Figure scripts:
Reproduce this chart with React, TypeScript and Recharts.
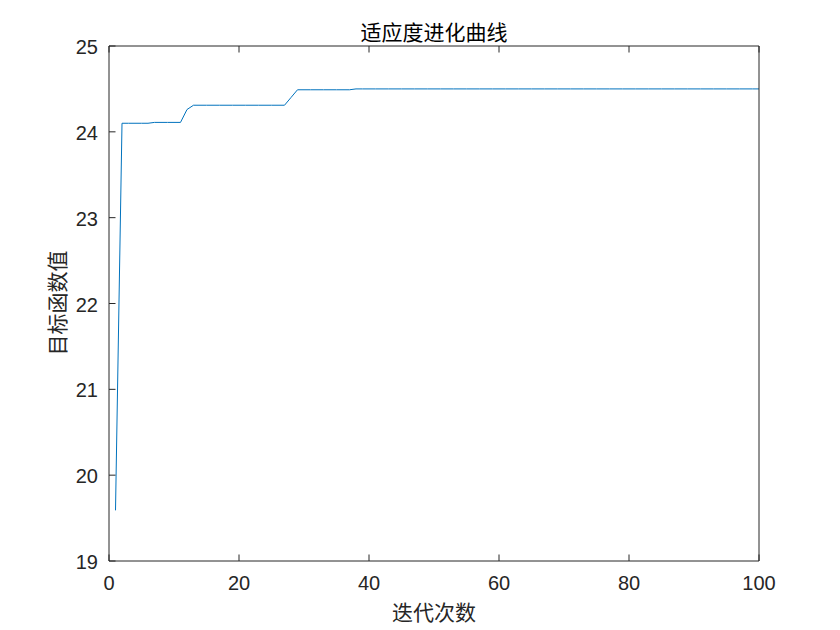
import React from 'react';
import { LineChart, Line, XAxis, YAxis } from 'recharts';

const iterations = [
  1, 2, 3, 4, 5, 6, 7, 8, 9, 10,
  11, 12, 13, 14, 15, 16, 17, 18, 19, 20,
  21, 22, 23, 24, 25, 26, 27, 28, 29, 30,
  31, 32, 33, 34, 35, 36, 37, 38, 39, 40,
  41, 42, 43, 44, 45, 46, 47, 48, 49, 50,
  51, 52, 53, 54, 55, 56, 57, 58, 59, 60,
  61, 62, 63, 64, 65, 66, 67, 68, 69, 70,
  71, 72, 73, 74, 75, 76, 77, 78, 79, 80,
  81, 82, 83, 84, 85, 86, 87, 88, 89, 90,
  91, 92, 93, 94, 95, 96, 97, 98, 99, 100,
];

const fitness = [
  19.59, 24.10, 24.10, 24.10, 24.10, 24.10, 24.11, 24.11, 24.11, 24.11,
  24.11, 24.26, 24.31, 24.31, 24.31, 24.31, 24.31, 24.31, 24.31, 24.31,
  24.31, 24.31, 24.31, 24.31, 24.31, 24.31, 24.31, 24.40, 24.49, 24.49,
  24.49, 24.49, 24.49, 24.49, 24.49, 24.49, 24.49, 24.50, 24.50, 24.50,
  24.50, 24.50, 24.50, 24.50, 24.50, 24.50, 24.50, 24.50, 24.50, 24.50,
  24.50, 24.50, 24.50, 24.50, 24.50, 24.50, 24.50, 24.50, 24.50, 24.50,
  24.50, 24.50, 24.50, 24.50, 24.50, 24.50, 24.50, 24.50, 24.50, 24.50,
  24.50, 24.50, 24.50, 24.50, 24.50, 24.50, 24.50, 24.50, 24.50, 24.50,
  24.50, 24.50, 24.50, 24.50, 24.50, 24.50, 24.50, 24.50, 24.50, 24.50,
  24.50, 24.50, 24.50, 24.50, 24.50, 24.50, 24.50, 24.50, 24.50, 24.50,
];

const xTicks = [0, 20, 40, 60, 80, 100];
const yTicks = [19, 20, 21, 22, 23, 24, 25];
const titleText = '适应度进化曲线';
const xLabelText = '迭代次数';
const yLabelText = '目标函数值';

const data = iterations.map((it, i) => ({ iter: it, value: fitness[i] }));

const AXIS = '#262626';
const FONT = '"Liberation Sans", Arial, "Noto Sans CJK SC", sans-serif';
const CJK = '"Noto Sans CJK SC", "Liberation Sans", sans-serif';
const TICK_LEN = 6.5;

const BottomTick = (props: any) => {
  const { x, y, payload } = props;
  return (
    <g>
      <line x1={x} y1={y} x2={x} y2={y - TICK_LEN} stroke={AXIS} strokeWidth={1} />
      <text x={x} y={y + 29} textAnchor="middle" fill={AXIS} fontSize={20} fontFamily={FONT}>
        {payload.value}
      </text>
    </g>
  );
};

const TopTick = (props: any) => {
  const { x, y } = props;
  return <line x1={x} y1={y} x2={x} y2={y + TICK_LEN} stroke={AXIS} strokeWidth={1} />;
};

const LeftTick = (props: any) => {
  const { x, y, payload } = props;
  return (
    <g>
      <line x1={x} y1={y} x2={x + TICK_LEN} y2={y} stroke={AXIS} strokeWidth={1} />
      <text x={x - 11} y={y + 8} textAnchor="end" fill={AXIS} fontSize={20} fontFamily={FONT}>
        {payload.value}
      </text>
    </g>
  );
};

const RightTick = (props: any) => {
  const { x, y } = props;
  return <line x1={x} y1={y} x2={x - TICK_LEN} y2={y} stroke={AXIS} strokeWidth={1} />;
};

export default function App() {
  return (
    <div style={{ position: 'absolute', left: 0, top: 0, width: 840, height: 630, background: '#fff' }}>
      <LineChart
        width={840}
        height={630}
        data={data}
        margin={{ top: 45, right: 80, bottom: 0, left: 0 }}
      >
        <XAxis
          xAxisId="bottom"
          dataKey="iter"
          type="number"
          domain={[0, 100]}
          ticks={xTicks}
          interval={0}
          height={69}
          tickSize={0}
          tickMargin={0}
          tick={<BottomTick />}
          axisLine={{ stroke: AXIS, strokeWidth: 1 }}
          tickLine={false}
        />
        <XAxis
          xAxisId="top"
          orientation="top"
          dataKey="iter"
          type="number"
          domain={[0, 100]}
          ticks={xTicks}
          interval={0}
          height={1}
          tickSize={0}
          tickMargin={0}
          tick={<TopTick />}
          axisLine={{ stroke: AXIS, strokeWidth: 1 }}
          tickLine={false}
        />
        <YAxis
          yAxisId="left"
          type="number"
          domain={[19, 25]}
          ticks={yTicks}
          interval={0}
          width={109}
          tickSize={0}
          tickMargin={0}
          tick={<LeftTick />}
          axisLine={{ stroke: AXIS, strokeWidth: 1 }}
          tickLine={false}
        />
        <YAxis
          yAxisId="right"
          orientation="right"
          type="number"
          domain={[19, 25]}
          ticks={yTicks}
          interval={0}
          width={1}
          tickSize={0}
          tickMargin={0}
          tick={<RightTick />}
          axisLine={{ stroke: AXIS, strokeWidth: 1 }}
          tickLine={false}
        />
        <Line
          xAxisId="bottom"
          yAxisId="left"
          type="linear"
          dataKey="value"
          stroke="#0072BD"
          strokeWidth={1}
          dot={false}
          activeDot={false}
          isAnimationActive={false}
        />
      </LineChart>
      <div
        style={{
          position: 'absolute',
          left: 334,
          width: 200,
          top: 19,
          textAlign: 'center',
          fontFamily: CJK,
          fontSize: 21,
          lineHeight: '24px',
          color: '#000',
          whiteSpace: 'nowrap',
        }}
      >
        {titleText}
      </div>
      <div
        style={{
          position: 'absolute',
          left: 334,
          width: 200,
          top: 599,
          textAlign: 'center',
          fontFamily: CJK,
          fontSize: 21,
          lineHeight: '24px',
          color: AXIS,
          whiteSpace: 'nowrap',
        }}
      >
        {xLabelText}
      </div>
      <div
        style={{
          position: 'absolute',
          left: 56 - 100,
          top: 303 - 12,
          width: 200,
          textAlign: 'center',
          fontFamily: CJK,
          fontSize: 21,
          lineHeight: '24px',
          color: AXIS,
          whiteSpace: 'nowrap',
          transform: 'rotate(-90deg)',
          transformOrigin: '100px 12px',
        }}
      >
        {yLabelText}
      </div>
    </div>
  );
}
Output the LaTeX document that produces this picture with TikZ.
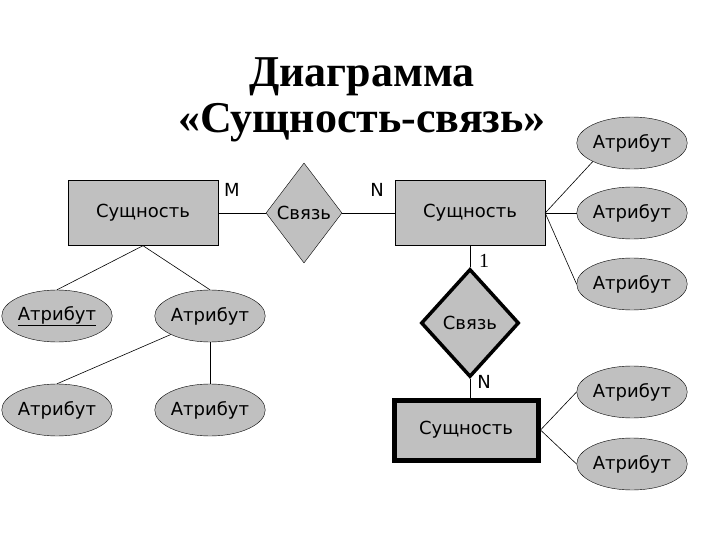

[Set task]
What is the number of lines in the data that hold the word "this"? Reply with that number and nothing else.

[Written response]
2